Problem: Your task is to print all of the data word for word.
--- START Source material ---
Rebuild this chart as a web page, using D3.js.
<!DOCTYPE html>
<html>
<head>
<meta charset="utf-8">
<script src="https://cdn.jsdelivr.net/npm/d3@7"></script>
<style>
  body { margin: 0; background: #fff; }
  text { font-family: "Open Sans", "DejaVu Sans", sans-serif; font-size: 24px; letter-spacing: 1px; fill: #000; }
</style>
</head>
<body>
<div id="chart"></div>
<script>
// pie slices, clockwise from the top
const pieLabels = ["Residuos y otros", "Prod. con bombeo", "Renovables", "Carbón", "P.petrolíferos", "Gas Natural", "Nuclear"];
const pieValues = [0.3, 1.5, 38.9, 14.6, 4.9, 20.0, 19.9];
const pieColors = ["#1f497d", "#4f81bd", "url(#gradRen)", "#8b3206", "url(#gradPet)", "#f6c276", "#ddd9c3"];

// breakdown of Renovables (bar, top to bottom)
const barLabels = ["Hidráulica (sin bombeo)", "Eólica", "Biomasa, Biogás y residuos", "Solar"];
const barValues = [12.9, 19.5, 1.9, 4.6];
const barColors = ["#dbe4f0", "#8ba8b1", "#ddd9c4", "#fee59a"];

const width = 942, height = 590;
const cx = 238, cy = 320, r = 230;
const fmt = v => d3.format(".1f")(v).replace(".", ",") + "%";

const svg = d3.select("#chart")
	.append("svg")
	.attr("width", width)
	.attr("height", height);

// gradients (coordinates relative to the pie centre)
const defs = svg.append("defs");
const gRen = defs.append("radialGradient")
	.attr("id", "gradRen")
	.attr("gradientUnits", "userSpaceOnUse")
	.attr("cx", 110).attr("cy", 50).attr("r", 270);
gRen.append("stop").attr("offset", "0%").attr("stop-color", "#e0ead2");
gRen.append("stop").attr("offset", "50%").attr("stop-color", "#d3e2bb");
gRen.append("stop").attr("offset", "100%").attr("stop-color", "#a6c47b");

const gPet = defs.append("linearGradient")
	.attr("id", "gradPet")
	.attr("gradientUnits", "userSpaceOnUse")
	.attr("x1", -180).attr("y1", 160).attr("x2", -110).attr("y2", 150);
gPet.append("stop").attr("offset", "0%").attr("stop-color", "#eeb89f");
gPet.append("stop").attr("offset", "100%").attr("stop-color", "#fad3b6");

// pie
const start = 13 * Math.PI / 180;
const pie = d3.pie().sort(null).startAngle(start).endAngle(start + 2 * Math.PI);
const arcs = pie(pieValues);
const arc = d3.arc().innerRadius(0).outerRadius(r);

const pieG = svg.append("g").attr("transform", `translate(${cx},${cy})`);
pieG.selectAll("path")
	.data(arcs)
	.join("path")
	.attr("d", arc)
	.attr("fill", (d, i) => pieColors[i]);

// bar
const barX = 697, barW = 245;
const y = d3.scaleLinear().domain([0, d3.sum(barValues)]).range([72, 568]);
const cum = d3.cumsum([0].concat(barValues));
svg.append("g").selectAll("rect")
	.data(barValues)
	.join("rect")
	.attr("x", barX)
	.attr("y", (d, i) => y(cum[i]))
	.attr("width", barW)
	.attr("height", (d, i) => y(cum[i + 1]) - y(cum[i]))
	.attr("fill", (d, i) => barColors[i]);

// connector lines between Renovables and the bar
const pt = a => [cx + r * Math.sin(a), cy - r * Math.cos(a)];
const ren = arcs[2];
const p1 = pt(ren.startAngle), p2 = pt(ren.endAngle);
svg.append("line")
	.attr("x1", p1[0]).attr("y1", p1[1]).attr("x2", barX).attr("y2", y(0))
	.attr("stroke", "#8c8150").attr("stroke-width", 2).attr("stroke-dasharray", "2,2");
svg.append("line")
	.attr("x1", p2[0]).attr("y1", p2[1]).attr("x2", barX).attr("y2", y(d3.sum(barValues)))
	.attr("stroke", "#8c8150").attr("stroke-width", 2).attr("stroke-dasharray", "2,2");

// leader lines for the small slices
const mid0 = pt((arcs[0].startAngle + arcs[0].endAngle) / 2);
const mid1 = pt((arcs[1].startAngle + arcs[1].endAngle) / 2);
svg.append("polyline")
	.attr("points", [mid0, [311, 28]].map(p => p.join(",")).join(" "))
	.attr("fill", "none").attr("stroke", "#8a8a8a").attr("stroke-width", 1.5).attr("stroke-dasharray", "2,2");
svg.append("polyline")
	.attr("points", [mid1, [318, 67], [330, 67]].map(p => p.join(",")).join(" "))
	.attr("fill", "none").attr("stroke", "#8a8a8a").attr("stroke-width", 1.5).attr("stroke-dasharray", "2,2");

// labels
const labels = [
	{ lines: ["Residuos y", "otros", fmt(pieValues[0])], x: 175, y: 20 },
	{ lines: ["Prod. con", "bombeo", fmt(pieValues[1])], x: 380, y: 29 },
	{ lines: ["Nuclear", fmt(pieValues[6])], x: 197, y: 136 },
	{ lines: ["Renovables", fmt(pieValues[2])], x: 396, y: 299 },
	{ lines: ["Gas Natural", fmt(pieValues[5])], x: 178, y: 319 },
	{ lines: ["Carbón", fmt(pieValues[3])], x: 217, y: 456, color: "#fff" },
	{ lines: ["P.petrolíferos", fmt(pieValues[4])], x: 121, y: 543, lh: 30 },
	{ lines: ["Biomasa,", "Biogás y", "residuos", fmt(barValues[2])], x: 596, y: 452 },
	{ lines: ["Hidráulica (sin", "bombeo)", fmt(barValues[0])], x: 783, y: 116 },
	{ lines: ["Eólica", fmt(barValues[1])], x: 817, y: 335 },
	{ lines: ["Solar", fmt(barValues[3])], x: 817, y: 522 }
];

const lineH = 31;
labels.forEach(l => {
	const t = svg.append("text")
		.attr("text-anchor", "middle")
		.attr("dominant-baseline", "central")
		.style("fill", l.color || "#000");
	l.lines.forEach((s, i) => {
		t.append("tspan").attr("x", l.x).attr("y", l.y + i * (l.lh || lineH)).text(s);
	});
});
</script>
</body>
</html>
--- END Source material ---
The result:
Rebuild this chart as a web page, using D3.js.
<!DOCTYPE html>
<html>
<head>
<meta charset="utf-8">
<script src="https://cdn.jsdelivr.net/npm/d3@7"></script>
<style>
  body { margin: 0; background: #fff; }
  text { font-family: "Open Sans", "DejaVu Sans", sans-serif; font-size: 24px; letter-spacing: 1px; fill: #000; }
</style>
</head>
<body>
<div id="chart"></div>
<script>
// pie slices, clockwise from the top
const pieLabels = ["Residuos y otros", "Prod. con bombeo", "Renovables", "Carbón", "P.petrolíferos", "Gas Natural", "Nuclear"];
const pieValues = [0.3, 1.5, 38.9, 14.6, 4.9, 20.0, 19.9];
const pieColors = ["#1f497d", "#4f81bd", "url(#gradRen)", "#8b3206", "url(#gradPet)", "#f6c276", "#ddd9c3"];

// breakdown of Renovables (bar, top to bottom)
const barLabels = ["Hidráulica (sin bombeo)", "Eólica", "Biomasa, Biogás y residuos", "Solar"];
const barValues = [12.9, 19.5, 1.9, 4.6];
const barColors = ["#dbe4f0", "#8ba8b1", "#ddd9c4", "#fee59a"];

const width = 942, height = 590;
const cx = 238, cy = 320, r = 230;
const fmt = v => d3.format(".1f")(v).replace(".", ",") + "%";

const svg = d3.select("#chart")
	.append("svg")
	.attr("width", width)
	.attr("height", height);

// gradients (coordinates relative to the pie centre)
const defs = svg.append("defs");
const gRen = defs.append("radialGradient")
	.attr("id", "gradRen")
	.attr("gradientUnits", "userSpaceOnUse")
	.attr("cx", 110).attr("cy", 50).attr("r", 270);
gRen.append("stop").attr("offset", "0%").attr("stop-color", "#e0ead2");
gRen.append("stop").attr("offset", "50%").attr("stop-color", "#d3e2bb");
gRen.append("stop").attr("offset", "100%").attr("stop-color", "#a6c47b");

const gPet = defs.append("linearGradient")
	.attr("id", "gradPet")
	.attr("gradientUnits", "userSpaceOnUse")
	.attr("x1", -180).attr("y1", 160).attr("x2", -110).attr("y2", 150);
gPet.append("stop").attr("offset", "0%").attr("stop-color", "#eeb89f");
gPet.append("stop").attr("offset", "100%").attr("stop-color", "#fad3b6");

// pie
const start = 13 * Math.PI / 180;
const pie = d3.pie().sort(null).startAngle(start).endAngle(start + 2 * Math.PI);
const arcs = pie(pieValues);
const arc = d3.arc().innerRadius(0).outerRadius(r);

const pieG = svg.append("g").attr("transform", `translate(${cx},${cy})`);
pieG.selectAll("path")
	.data(arcs)
	.join("path")
	.attr("d", arc)
	.attr("fill", (d, i) => pieColors[i]);

// bar
const barX = 697, barW = 245;
const y = d3.scaleLinear().domain([0, d3.sum(barValues)]).range([72, 568]);
const cum = d3.cumsum([0].concat(barValues));
svg.append("g").selectAll("rect")
	.data(barValues)
	.join("rect")
	.attr("x", barX)
	.attr("y", (d, i) => y(cum[i]))
	.attr("width", barW)
	.attr("height", (d, i) => y(cum[i + 1]) - y(cum[i]))
	.attr("fill", (d, i) => barColors[i]);

// connector lines between Renovables and the bar
const pt = a => [cx + r * Math.sin(a), cy - r * Math.cos(a)];
const ren = arcs[2];
const p1 = pt(ren.startAngle), p2 = pt(ren.endAngle);
svg.append("line")
	.attr("x1", p1[0]).attr("y1", p1[1]).attr("x2", barX).attr("y2", y(0))
	.attr("stroke", "#8c8150").attr("stroke-width", 2).attr("stroke-dasharray", "2,2");
svg.append("line")
	.attr("x1", p2[0]).attr("y1", p2[1]).attr("x2", barX).attr("y2", y(d3.sum(barValues)))
	.attr("stroke", "#8c8150").attr("stroke-width", 2).attr("stroke-dasharray", "2,2");

// leader lines for the small slices
const mid0 = pt((arcs[0].startAngle + arcs[0].endAngle) / 2);
const mid1 = pt((arcs[1].startAngle + arcs[1].endAngle) / 2);
svg.append("polyline")
	.attr("points", [mid0, [311, 28]].map(p => p.join(",")).join(" "))
	.attr("fill", "none").attr("stroke", "#8a8a8a").attr("stroke-width", 1.5).attr("stroke-dasharray", "2,2");
svg.append("polyline")
	.attr("points", [mid1, [318, 67], [330, 67]].map(p => p.join(",")).join(" "))
	.attr("fill", "none").attr("stroke", "#8a8a8a").attr("stroke-width", 1.5).attr("stroke-dasharray", "2,2");

// labels
const labels = [
	{ lines: ["Residuos y", "otros", fmt(pieValues[0])], x: 175, y: 20 },
	{ lines: ["Prod. con", "bombeo", fmt(pieValues[1])], x: 380, y: 29 },
	{ lines: ["Nuclear", fmt(pieValues[6])], x: 197, y: 136 },
	{ lines: ["Renovables", fmt(pieValues[2])], x: 396, y: 299 },
	{ lines: ["Gas Natural", fmt(pieValues[5])], x: 178, y: 319 },
	{ lines: ["Carbón", fmt(pieValues[3])], x: 217, y: 456, color: "#fff" },
	{ lines: ["P.petrolíferos", fmt(pieValues[4])], x: 121, y: 543, lh: 30 },
	{ lines: ["Biomasa,", "Biogás y", "residuos", fmt(barValues[2])], x: 596, y: 452 },
	{ lines: ["Hidráulica (sin", "bombeo)", fmt(barValues[0])], x: 783, y: 116 },
	{ lines: ["Eólica", fmt(barValues[1])], x: 817, y: 335 },
	{ lines: ["Solar", fmt(barValues[3])], x: 817, y: 522 }
];

const lineH = 31;
labels.forEach(l => {
	const t = svg.append("text")
		.attr("text-anchor", "middle")
		.attr("dominant-baseline", "central")
		.style("fill", l.color || "#000");
	l.lines.forEach((s, i) => {
		t.append("tspan").attr("x", l.x).attr("y", l.y + i * (l.lh || lineH)).text(s);
	});
});
</script>
</body>
</html>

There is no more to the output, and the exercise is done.